++++ Information supplied ++++

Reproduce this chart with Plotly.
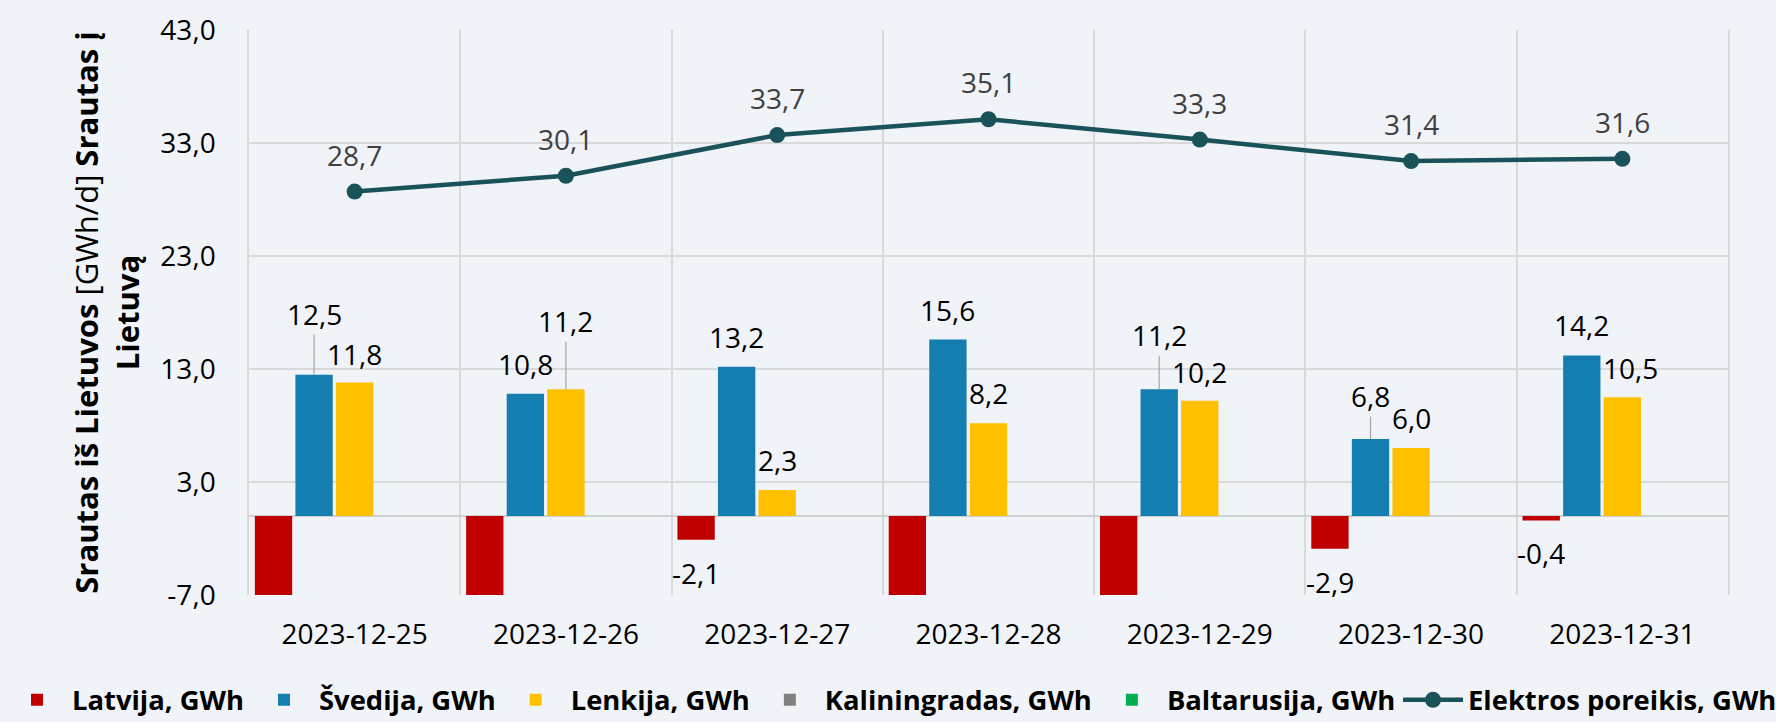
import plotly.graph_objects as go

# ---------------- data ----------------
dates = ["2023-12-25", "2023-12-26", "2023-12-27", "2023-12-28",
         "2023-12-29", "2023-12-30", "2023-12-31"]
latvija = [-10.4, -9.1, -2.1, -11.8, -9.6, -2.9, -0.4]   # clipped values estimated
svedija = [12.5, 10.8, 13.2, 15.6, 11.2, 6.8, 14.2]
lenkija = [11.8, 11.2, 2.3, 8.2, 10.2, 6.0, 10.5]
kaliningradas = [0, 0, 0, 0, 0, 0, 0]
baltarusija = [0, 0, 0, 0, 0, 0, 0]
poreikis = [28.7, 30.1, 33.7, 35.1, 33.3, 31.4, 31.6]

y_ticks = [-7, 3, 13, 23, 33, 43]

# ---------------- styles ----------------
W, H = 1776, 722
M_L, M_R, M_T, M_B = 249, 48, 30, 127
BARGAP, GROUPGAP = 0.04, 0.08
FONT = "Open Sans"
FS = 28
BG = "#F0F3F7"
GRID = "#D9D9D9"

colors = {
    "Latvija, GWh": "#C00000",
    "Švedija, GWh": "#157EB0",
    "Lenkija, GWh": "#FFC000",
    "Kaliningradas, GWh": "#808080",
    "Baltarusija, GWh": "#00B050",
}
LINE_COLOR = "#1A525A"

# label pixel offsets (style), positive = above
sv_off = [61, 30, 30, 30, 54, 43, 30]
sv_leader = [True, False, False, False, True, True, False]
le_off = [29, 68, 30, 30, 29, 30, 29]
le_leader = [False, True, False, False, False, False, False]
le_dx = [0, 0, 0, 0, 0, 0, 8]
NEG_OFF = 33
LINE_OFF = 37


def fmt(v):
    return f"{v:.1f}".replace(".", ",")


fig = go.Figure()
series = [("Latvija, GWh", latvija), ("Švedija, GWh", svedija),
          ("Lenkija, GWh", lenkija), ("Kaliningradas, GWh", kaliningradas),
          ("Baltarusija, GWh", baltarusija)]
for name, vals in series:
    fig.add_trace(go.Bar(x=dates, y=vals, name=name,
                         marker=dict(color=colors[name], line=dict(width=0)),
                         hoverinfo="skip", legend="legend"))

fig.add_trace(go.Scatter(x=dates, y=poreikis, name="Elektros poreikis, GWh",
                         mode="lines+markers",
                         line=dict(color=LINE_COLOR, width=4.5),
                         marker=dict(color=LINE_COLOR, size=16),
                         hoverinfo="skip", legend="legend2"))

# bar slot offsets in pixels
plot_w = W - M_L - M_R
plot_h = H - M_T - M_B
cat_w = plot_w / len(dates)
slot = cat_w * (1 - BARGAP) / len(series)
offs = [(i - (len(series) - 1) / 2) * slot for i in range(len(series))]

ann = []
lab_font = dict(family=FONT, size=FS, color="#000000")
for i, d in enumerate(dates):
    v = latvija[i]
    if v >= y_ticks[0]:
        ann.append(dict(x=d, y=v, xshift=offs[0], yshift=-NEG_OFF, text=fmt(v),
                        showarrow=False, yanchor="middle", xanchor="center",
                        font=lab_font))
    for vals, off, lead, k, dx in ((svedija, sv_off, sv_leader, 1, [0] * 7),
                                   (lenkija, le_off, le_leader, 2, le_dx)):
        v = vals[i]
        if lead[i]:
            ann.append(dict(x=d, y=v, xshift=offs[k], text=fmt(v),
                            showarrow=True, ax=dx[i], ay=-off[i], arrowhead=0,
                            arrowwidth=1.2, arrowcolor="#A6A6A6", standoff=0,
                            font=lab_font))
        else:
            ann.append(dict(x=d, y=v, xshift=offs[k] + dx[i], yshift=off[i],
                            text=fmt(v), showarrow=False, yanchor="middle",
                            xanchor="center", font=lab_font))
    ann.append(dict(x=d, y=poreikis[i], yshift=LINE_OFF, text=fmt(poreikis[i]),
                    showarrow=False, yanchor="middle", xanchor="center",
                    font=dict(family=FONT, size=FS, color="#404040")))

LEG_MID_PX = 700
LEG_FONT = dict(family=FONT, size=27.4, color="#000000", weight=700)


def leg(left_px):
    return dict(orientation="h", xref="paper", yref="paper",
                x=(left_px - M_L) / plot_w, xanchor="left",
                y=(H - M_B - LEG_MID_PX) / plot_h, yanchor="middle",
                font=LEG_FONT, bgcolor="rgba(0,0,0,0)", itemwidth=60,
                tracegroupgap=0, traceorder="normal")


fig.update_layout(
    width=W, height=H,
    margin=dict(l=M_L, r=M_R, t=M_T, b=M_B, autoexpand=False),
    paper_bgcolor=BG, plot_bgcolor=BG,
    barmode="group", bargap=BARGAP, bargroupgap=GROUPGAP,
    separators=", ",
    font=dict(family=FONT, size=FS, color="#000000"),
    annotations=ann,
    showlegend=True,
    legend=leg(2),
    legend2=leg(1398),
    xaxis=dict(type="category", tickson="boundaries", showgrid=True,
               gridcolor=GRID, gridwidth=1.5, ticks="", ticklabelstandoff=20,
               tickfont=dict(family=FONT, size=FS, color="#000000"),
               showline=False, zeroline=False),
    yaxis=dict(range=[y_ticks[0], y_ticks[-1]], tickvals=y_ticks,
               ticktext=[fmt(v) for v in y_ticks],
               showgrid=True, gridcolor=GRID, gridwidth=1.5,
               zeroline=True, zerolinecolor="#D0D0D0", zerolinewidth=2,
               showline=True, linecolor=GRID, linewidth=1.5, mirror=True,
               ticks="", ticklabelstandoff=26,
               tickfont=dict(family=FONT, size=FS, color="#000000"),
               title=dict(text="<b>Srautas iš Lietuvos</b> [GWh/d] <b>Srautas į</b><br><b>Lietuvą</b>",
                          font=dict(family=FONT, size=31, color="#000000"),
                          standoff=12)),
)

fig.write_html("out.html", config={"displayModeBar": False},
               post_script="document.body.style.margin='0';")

++++

Drop the images and repeat the data exactly.

* Answer to the problem
Reproduce this chart with Plotly.
import plotly.graph_objects as go

# ---------------- data ----------------
dates = ["2023-12-25", "2023-12-26", "2023-12-27", "2023-12-28",
         "2023-12-29", "2023-12-30", "2023-12-31"]
latvija = [-10.4, -9.1, -2.1, -11.8, -9.6, -2.9, -0.4]   # clipped values estimated
svedija = [12.5, 10.8, 13.2, 15.6, 11.2, 6.8, 14.2]
lenkija = [11.8, 11.2, 2.3, 8.2, 10.2, 6.0, 10.5]
kaliningradas = [0, 0, 0, 0, 0, 0, 0]
baltarusija = [0, 0, 0, 0, 0, 0, 0]
poreikis = [28.7, 30.1, 33.7, 35.1, 33.3, 31.4, 31.6]

y_ticks = [-7, 3, 13, 23, 33, 43]

# ---------------- styles ----------------
W, H = 1776, 722
M_L, M_R, M_T, M_B = 249, 48, 30, 127
BARGAP, GROUPGAP = 0.04, 0.08
FONT = "Open Sans"
FS = 28
BG = "#F0F3F7"
GRID = "#D9D9D9"

colors = {
    "Latvija, GWh": "#C00000",
    "Švedija, GWh": "#157EB0",
    "Lenkija, GWh": "#FFC000",
    "Kaliningradas, GWh": "#808080",
    "Baltarusija, GWh": "#00B050",
}
LINE_COLOR = "#1A525A"

# label pixel offsets (style), positive = above
sv_off = [61, 30, 30, 30, 54, 43, 30]
sv_leader = [True, False, False, False, True, True, False]
le_off = [29, 68, 30, 30, 29, 30, 29]
le_leader = [False, True, False, False, False, False, False]
le_dx = [0, 0, 0, 0, 0, 0, 8]
NEG_OFF = 33
LINE_OFF = 37


def fmt(v):
    return f"{v:.1f}".replace(".", ",")


fig = go.Figure()
series = [("Latvija, GWh", latvija), ("Švedija, GWh", svedija),
          ("Lenkija, GWh", lenkija), ("Kaliningradas, GWh", kaliningradas),
          ("Baltarusija, GWh", baltarusija)]
for name, vals in series:
    fig.add_trace(go.Bar(x=dates, y=vals, name=name,
                         marker=dict(color=colors[name], line=dict(width=0)),
                         hoverinfo="skip", legend="legend"))

fig.add_trace(go.Scatter(x=dates, y=poreikis, name="Elektros poreikis, GWh",
                         mode="lines+markers",
                         line=dict(color=LINE_COLOR, width=4.5),
                         marker=dict(color=LINE_COLOR, size=16),
                         hoverinfo="skip", legend="legend2"))

# bar slot offsets in pixels
plot_w = W - M_L - M_R
plot_h = H - M_T - M_B
cat_w = plot_w / len(dates)
slot = cat_w * (1 - BARGAP) / len(series)
offs = [(i - (len(series) - 1) / 2) * slot for i in range(len(series))]

ann = []
lab_font = dict(family=FONT, size=FS, color="#000000")
for i, d in enumerate(dates):
    v = latvija[i]
    if v >= y_ticks[0]:
        ann.append(dict(x=d, y=v, xshift=offs[0], yshift=-NEG_OFF, text=fmt(v),
                        showarrow=False, yanchor="middle", xanchor="center",
                        font=lab_font))
    for vals, off, lead, k, dx in ((svedija, sv_off, sv_leader, 1, [0] * 7),
                                   (lenkija, le_off, le_leader, 2, le_dx)):
        v = vals[i]
        if lead[i]:
            ann.append(dict(x=d, y=v, xshift=offs[k], text=fmt(v),
                            showarrow=True, ax=dx[i], ay=-off[i], arrowhead=0,
                            arrowwidth=1.2, arrowcolor="#A6A6A6", standoff=0,
                            font=lab_font))
        else:
            ann.append(dict(x=d, y=v, xshift=offs[k] + dx[i], yshift=off[i],
                            text=fmt(v), showarrow=False, yanchor="middle",
                            xanchor="center", font=lab_font))
    ann.append(dict(x=d, y=poreikis[i], yshift=LINE_OFF, text=fmt(poreikis[i]),
                    showarrow=False, yanchor="middle", xanchor="center",
                    font=dict(family=FONT, size=FS, color="#404040")))

LEG_MID_PX = 700
LEG_FONT = dict(family=FONT, size=27.4, color="#000000", weight=700)


def leg(left_px):
    return dict(orientation="h", xref="paper", yref="paper",
                x=(left_px - M_L) / plot_w, xanchor="left",
                y=(H - M_B - LEG_MID_PX) / plot_h, yanchor="middle",
                font=LEG_FONT, bgcolor="rgba(0,0,0,0)", itemwidth=60,
                tracegroupgap=0, traceorder="normal")


fig.update_layout(
    width=W, height=H,
    margin=dict(l=M_L, r=M_R, t=M_T, b=M_B, autoexpand=False),
    paper_bgcolor=BG, plot_bgcolor=BG,
    barmode="group", bargap=BARGAP, bargroupgap=GROUPGAP,
    separators=", ",
    font=dict(family=FONT, size=FS, color="#000000"),
    annotations=ann,
    showlegend=True,
    legend=leg(2),
    legend2=leg(1398),
    xaxis=dict(type="category", tickson="boundaries", showgrid=True,
               gridcolor=GRID, gridwidth=1.5, ticks="", ticklabelstandoff=20,
               tickfont=dict(family=FONT, size=FS, color="#000000"),
               showline=False, zeroline=False),
    yaxis=dict(range=[y_ticks[0], y_ticks[-1]], tickvals=y_ticks,
               ticktext=[fmt(v) for v in y_ticks],
               showgrid=True, gridcolor=GRID, gridwidth=1.5,
               zeroline=True, zerolinecolor="#D0D0D0", zerolinewidth=2,
               showline=True, linecolor=GRID, linewidth=1.5, mirror=True,
               ticks="", ticklabelstandoff=26,
               tickfont=dict(family=FONT, size=FS, color="#000000"),
               title=dict(text="<b>Srautas iš Lietuvos</b> [GWh/d] <b>Srautas į</b><br><b>Lietuvą</b>",
                          font=dict(family=FONT, size=31, color="#000000"),
                          standoff=12)),
)

fig.write_html("out.html", config={"displayModeBar": False},
               post_script="document.body.style.margin='0';")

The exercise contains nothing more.